Bob Marley a fait découvrir au monde le reggae, un riche dérivé du blues qui a considérablement influencé la musique populaire occidentale. Sa musique a touché tous les publics, transcendant les genres, comme en témoigne un large culte, encore en pleine expansion dans le monde entier. La dimension de Bob est bien plus large que celle du simple chanteur capable de produire des succès populaires comme Is This Love ou Could You Be Loved. Exprimant à l’origine l’affirmation de la dignité et la valorisation d’une identité noire (bien qu’il soit métis plutôt clair) pour son peuple bafoué par des siècles d’esclavage (Slave Driver, Redemption Song), de colonialisme (Music Lesson, Crazy Baldhead) et d’oppression économique (Revolution), il incarne avec le mouvement rastafarien (Positive Vibration, War) l’éveil de son peuple à une révolution spirituelle contre un oppresseur qu’il décrit d’abord comme étant le fruit d’une imposture chrétienne (Get Up, Stand Up), voire païenne (Heathen), capitaliste (Rat Race), corrompu, raciste et hypocrite (Who the Cap Fit) à la fois. Parolier remarquable capable de s’approprier avec naturel des formules du langage populaire, n’hésitant pas à aborder les thèmes les plus universels, Bob Marley reste d’abord un symbole d’émancipation et de liberté. Il est aussi devenu l’un des symboles universels de la contestation (Soul Rebel), voire de la légitime défense (I Shot the Sheriff). Son message est d’abord d’ordre spirituel et culturel, et assorti d’une incitation à la consommation du chanvre (Kaya, Easy Skanking), qui fait partie de la culture rastafari et Jamaïcaine.

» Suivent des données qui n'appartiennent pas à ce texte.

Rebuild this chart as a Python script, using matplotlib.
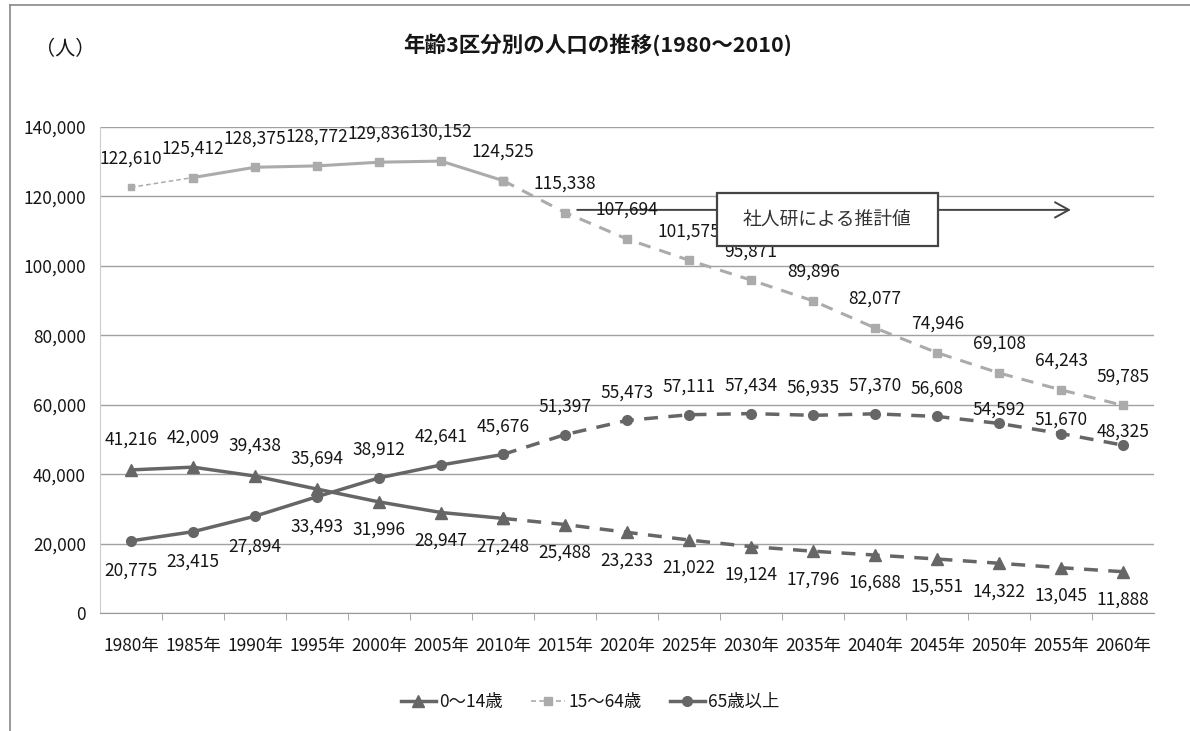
import numpy as np
import matplotlib
matplotlib.use("Agg")
import matplotlib.pyplot as plt
from matplotlib.lines import Line2D
from matplotlib.patches import Rectangle

plt.rcParams['font.family'] = ['Noto Sans CJK JP', 'DejaVu Sans']

years = [1980, 1985, 1990, 1995, 2000, 2005, 2010, 2015, 2020,
         2025, 2030, 2035, 2040, 2045, 2050, 2055, 2060]
year_labels = [f'{y}年' for y in years]

young = [41216, 42009, 39438, 35694, 31996, 28947, 27248, 25488, 23233,
         21022, 19124, 17796, 16688, 15551, 14322, 13045, 11888]
working = [122610, 125412, 128375, 128772, 129836, 130152, 124525, 115338, 107694,
           101575, 95871, 89896, 82077, 74946, 69108, 64243, 59785]
elderly = [20775, 23415, 27894, 33493, 38912, 42641, 45676, 51397, 55473,
           57111, 57434, 56935, 57370, 56608, 54592, 51670, 48325]

names = ['0～14歳', '15～64歳', '65歳以上']

dark = '#666666'
light = '#ababab'
txt = '#161616'
fs = 12.5

fig = plt.figure(figsize=(11.9, 7.31), dpi=100)
ax = fig.add_axes([0.084, 0.1614, 0.886, 0.665])
x = np.arange(len(years))
k = years.index(2010)

def draw(vals, color, marker, ms, lw, start=0):
    ax.plot(x[start:k + 1], vals[start:k + 1], color=color, lw=lw, marker=marker,
            ms=ms, zorder=3)
    ax.plot(x[k:], vals[k:], color=color, lw=lw, ls=(0, (4, 3)), marker=marker,
            ms=ms, zorder=3)

draw(young, dark, '^', 8, 2.5)
# 15-64: first segment thin dashed as in the source
ax.plot(x[:2], working[:2], color=light, lw=1.1, ls=(0, (3, 2)), marker='s',
        ms=5, zorder=3)
draw(working, light, 's', 6, 2.2, start=1)
draw(elderly, dark, 'o', 7, 2.5)

def label(i, v, dy):
    ax.annotate(f'{v:,}', (i, v), xytext=(0, dy), textcoords='offset pixels',
                ha='center', va='center', fontsize=fs, color=txt, zorder=5)

for i, v in enumerate(working):
    label(i, v, 29)
for i, v in enumerate(young):
    label(i, v, 30 if i < 4 else -28)
for i, v in enumerate(elderly):
    if i < 4:
        label(i, v, -30)
    elif i >= 14:
        label(i, v, 14)
    else:
        label(i, v, 28)

# projection note
ax.annotate('', xy=(15.2, 116100), xytext=(7.15, 116100),
            arrowprops=dict(arrowstyle='->,head_length=1.0,head_width=0.55',
                            lw=1.4, color='#444444'), zorder=4)
ax.add_patch(Rectangle((9.45, 105700), 3.56, 15300, facecolor='white',
                       edgecolor='#444444', lw=1.6, zorder=6))
ax.text(11.23, 113400, '社人研による推計値', ha='center', va='center',
        fontsize=13.5, color='#333333', zorder=7)

ax.set_xlim(-0.5, len(years) - 0.5)
ax.set_ylim(0, 140000)
ax.set_yticks(np.arange(0, 140001, 20000))
ax.set_yticklabels([f'{v:,}' for v in range(0, 140001, 20000)], fontsize=fs,
                   color=txt)
ax.set_xticks(x)
ax.set_xticklabels(year_labels, fontsize=fs, color=txt)
ax.set_xticks(x[:-1] + 0.5, minor=True)
ax.tick_params(axis='x', which='major', length=0, pad=17)
ax.tick_params(axis='x', which='minor', length=5, color='#999999')
ax.tick_params(axis='y', length=0, pad=10)
ax.grid(axis='y', color='#a0a0a0', lw=1.0)
ax.set_axisbelow(True)
for s in ['top', 'right']:
    ax.spines[s].set_visible(False)
ax.spines['left'].set_color('#cccccc')
ax.spines['bottom'].set_color('#999999')

handles = [
    Line2D([], [], color=dark, lw=2.5, marker='^', ms=8),
    Line2D([], [], color=light, lw=1.2, ls=(0, (3, 2)), marker='s', ms=6),
    Line2D([], [], color=dark, lw=2.5, marker='o', ms=7),
]
fig.legend(handles, names, loc='center', bbox_to_anchor=(0.496, 0.04), ncol=3,
           frameon=False, fontsize=fs, handlelength=2.0, handletextpad=0.2,
           columnspacing=1.6, labelcolor=txt)

fig.text(0.502, 1 - 45 / 731, '年齢3区分別の人口の推移(1980～2010)', ha='center',
         va='center', fontsize=15.5, fontweight='bold', color=txt)
fig.text(65 / 1190, 1 - 50 / 731, '（人）', ha='center', va='center', fontsize=14.5,
         color=txt)

# chart frame
fig.add_artist(Line2D([0.008, 0.008], [0, 0.993], color='#888888', lw=1.2,
                      transform=fig.transFigure))
fig.add_artist(Line2D([0.008, 1.0], [0.993, 0.993], color='#888888', lw=1.2,
                      transform=fig.transFigure))

fig.savefig('out.png', dpi=100)
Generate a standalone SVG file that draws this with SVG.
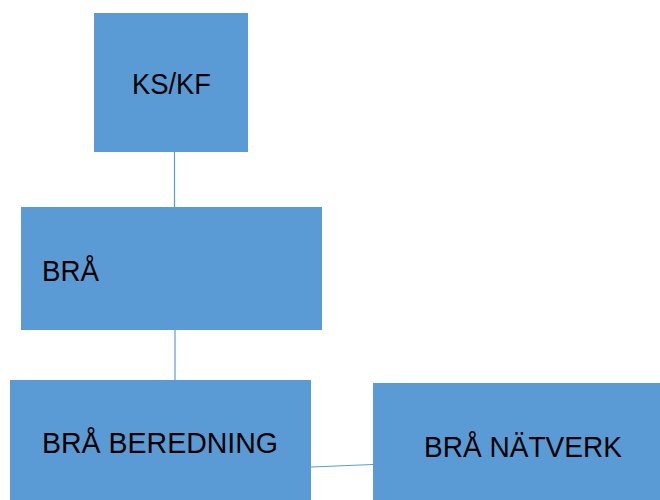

Il a dénoncé la négation de la personne noire, la falsification des cultures africaine et afro-américaine par le pouvoir et les religions de l’Occident, le travail des historiens à la solde de ces régimes (Zion Train, Music Lesson). Grâce au mouvement rasta (Forever Loving Jah, Rastaman Chant), Bob Marley a ouvert une voie qui ne se limite pas à la protestation d’ordre colonial et post-colonial. Il a souhaité montrer à l’humanité, la falsification de l’histoire des peuples noirs. Il a aussi une approche de la Bible jusque-là essentiellement inédite et de plus en plus largement étudiée et reprise depuis. Son approche théologique rastafarienne, relayée par sa célébrité, fait ainsi de Bob Marley le promoteur mondial du mouvement rastafarien.